Roland Siebelink is an award-winning tech startup CEO as well as one of Bill’s former clients. He is a coach that focuses on mid-stage tech startups and works one-on-one with CEOs to scale their businesses. Cheryl Biron has an MBA in Marketing from The Wharton School and serves as a CEO for One Horn Transportation. She has used the Rockefeller Habits to reduce her demanding role and obtain more freedom. Cheryl is also a coach and is the author of The Hot Tub Manifesto!
This panel’s first topic of discussion is the health of an organization. Rajendra Sisodia has an upcoming book on the subject about how to align multiple stakeholders, customers, and employees into a purpose-and-values-driven company. The purpose of a company should not be solely to make money. The ability to make money is definitely in a scorecard, it’s an indicator of company health, but it is a very weak ‘core purpose.’
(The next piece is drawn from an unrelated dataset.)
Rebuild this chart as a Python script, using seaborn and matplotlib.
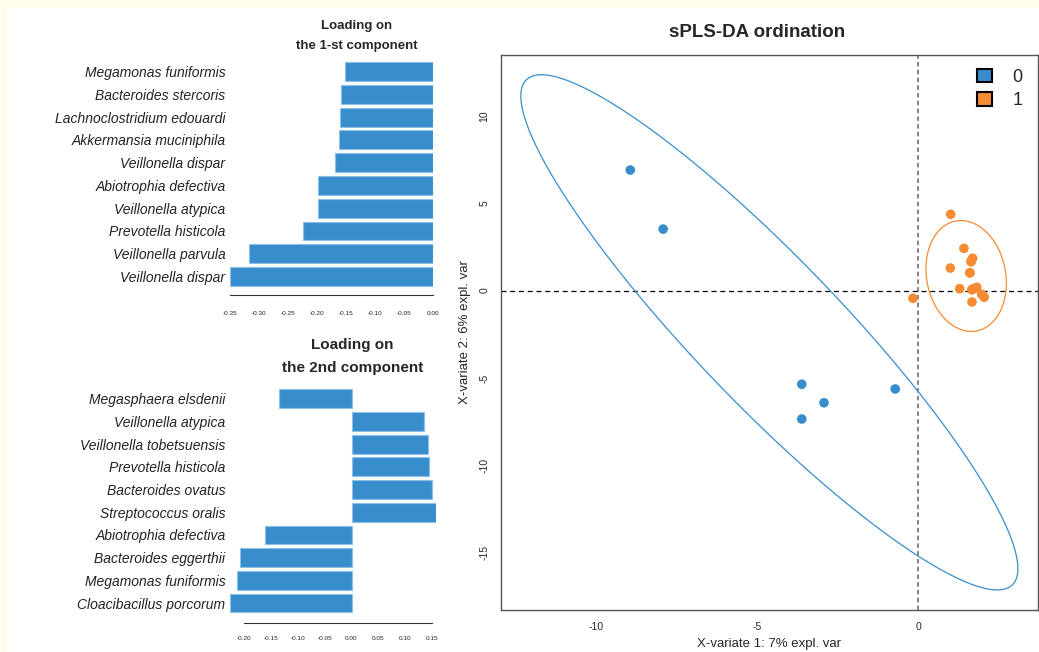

In order to develop a healthy organization, their leader must be self-aware, and open to being coachable. One in five executives quit the coaching process because it’s uncomfortable to shine the mirror onto themselves and look at their flaws. Roland shares that in this coaching process, it goes a long way to just be kind than to be right. Cheryl agrees. To her, it’s about finding the right battles to fight for and let go of the rest.
The next topic is about the value of people! There are forecasts that there is going to be another recession soon, so what does that mean for leaders, today? Cheryl shares an example of how people can work together for the greater good of the company so that no one does get laid off by taking pay cuts and allowing staff to go on vacation without pay. It’s not an ideal scenario, but it benefits everyone as a whole because they still have jobs during tough times.
Roland agrees with this approach. By being conscious of the market volatility and adapting your workforce to it, you also have the ability to retain industry knowledge. If you had initially laid off your workforce and were seeking the same level of expertise two to three years from now when the market has somewhat recovered, it would be nearly impossible to find these individuals again.
The next topics cover the customer experience, going the extra mile the way Airbnb does, upcoming Scaling Up workshops, the benefits of a daily huddle, getting lost in communication platforms, and visualizing company BHAGs.